# AIM OF THE EXERCISE:
Among the entries below, count the lines that contain the word "this". Write down only the total.

# DATASET RECORDS:
□ □ □ □ □

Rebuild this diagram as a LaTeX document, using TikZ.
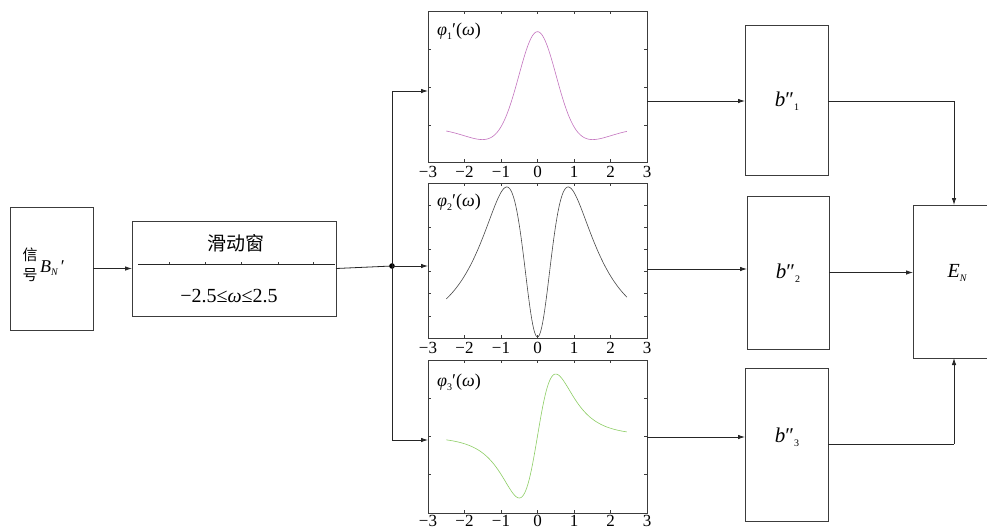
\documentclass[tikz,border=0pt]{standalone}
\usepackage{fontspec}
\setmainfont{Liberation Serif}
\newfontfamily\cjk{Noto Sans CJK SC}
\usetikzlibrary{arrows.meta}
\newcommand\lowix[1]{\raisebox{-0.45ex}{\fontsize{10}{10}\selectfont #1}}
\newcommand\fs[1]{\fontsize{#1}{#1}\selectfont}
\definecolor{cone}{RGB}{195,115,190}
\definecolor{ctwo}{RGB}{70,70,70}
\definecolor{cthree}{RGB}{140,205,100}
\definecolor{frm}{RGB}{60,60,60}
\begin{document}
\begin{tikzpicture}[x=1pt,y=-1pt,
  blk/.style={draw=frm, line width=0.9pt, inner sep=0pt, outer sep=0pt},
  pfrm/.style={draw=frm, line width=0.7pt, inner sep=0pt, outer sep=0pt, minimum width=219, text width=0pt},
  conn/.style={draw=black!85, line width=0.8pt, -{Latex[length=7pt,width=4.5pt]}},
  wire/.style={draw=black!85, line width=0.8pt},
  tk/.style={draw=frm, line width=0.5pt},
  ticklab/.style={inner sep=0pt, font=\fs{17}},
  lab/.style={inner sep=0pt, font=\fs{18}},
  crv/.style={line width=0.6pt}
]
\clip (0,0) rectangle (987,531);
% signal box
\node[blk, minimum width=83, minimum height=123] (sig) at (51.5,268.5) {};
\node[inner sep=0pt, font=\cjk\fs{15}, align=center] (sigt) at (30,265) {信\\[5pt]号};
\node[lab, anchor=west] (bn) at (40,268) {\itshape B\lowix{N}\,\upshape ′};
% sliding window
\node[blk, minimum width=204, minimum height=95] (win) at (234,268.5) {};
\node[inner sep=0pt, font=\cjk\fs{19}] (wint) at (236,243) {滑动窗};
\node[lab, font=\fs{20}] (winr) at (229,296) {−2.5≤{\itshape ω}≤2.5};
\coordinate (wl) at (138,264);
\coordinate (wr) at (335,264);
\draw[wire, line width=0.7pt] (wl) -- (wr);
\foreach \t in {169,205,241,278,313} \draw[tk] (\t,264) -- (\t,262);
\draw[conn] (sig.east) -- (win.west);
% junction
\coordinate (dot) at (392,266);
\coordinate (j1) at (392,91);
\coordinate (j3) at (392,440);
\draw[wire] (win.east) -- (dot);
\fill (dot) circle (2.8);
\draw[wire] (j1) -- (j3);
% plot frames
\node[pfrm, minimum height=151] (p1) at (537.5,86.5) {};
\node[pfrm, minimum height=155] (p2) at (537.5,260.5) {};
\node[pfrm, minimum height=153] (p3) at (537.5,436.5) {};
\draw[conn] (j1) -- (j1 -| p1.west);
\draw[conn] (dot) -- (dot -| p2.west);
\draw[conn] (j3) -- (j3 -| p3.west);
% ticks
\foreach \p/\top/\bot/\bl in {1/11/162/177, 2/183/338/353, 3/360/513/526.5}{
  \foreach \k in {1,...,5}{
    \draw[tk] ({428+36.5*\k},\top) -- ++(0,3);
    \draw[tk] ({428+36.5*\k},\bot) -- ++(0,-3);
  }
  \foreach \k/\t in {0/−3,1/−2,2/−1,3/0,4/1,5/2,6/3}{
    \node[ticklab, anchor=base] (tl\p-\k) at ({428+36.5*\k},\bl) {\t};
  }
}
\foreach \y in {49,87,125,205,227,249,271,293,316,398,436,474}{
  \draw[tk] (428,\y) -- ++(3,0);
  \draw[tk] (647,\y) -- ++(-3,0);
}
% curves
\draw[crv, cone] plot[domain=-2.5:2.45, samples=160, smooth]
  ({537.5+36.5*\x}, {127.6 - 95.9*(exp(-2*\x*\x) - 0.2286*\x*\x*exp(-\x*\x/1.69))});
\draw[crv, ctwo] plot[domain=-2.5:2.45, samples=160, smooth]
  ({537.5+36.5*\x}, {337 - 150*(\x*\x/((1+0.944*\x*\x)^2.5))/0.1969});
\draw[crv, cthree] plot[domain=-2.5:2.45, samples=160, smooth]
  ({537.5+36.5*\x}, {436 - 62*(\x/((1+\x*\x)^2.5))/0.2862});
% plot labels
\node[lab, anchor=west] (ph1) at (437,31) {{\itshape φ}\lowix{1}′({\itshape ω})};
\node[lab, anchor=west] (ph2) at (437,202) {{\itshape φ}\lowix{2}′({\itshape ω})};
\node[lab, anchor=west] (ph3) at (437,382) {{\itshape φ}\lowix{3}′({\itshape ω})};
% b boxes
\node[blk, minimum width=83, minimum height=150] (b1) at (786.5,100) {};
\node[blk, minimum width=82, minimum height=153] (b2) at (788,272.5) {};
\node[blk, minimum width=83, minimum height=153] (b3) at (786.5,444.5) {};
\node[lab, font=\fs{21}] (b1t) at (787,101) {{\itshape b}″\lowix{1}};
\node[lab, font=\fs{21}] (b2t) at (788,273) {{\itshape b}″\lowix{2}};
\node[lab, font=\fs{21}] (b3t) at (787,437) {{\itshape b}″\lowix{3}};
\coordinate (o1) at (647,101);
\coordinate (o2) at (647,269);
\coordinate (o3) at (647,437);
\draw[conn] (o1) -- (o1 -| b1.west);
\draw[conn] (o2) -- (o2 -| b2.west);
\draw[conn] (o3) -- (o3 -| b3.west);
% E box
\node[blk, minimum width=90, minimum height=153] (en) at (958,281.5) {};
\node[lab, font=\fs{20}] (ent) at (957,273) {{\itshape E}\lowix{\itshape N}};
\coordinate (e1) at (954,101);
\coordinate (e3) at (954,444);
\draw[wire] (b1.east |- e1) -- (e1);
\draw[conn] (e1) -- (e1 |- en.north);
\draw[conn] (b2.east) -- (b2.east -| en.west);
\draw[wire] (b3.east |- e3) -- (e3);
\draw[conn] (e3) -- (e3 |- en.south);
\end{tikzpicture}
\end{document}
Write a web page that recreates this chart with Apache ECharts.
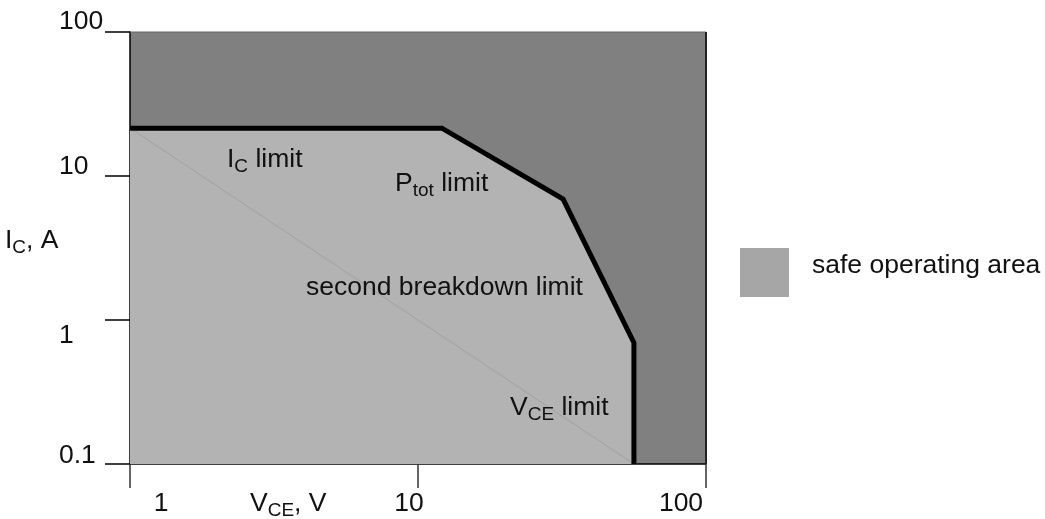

□ □ □ □ □

# FINAL RESULT:
2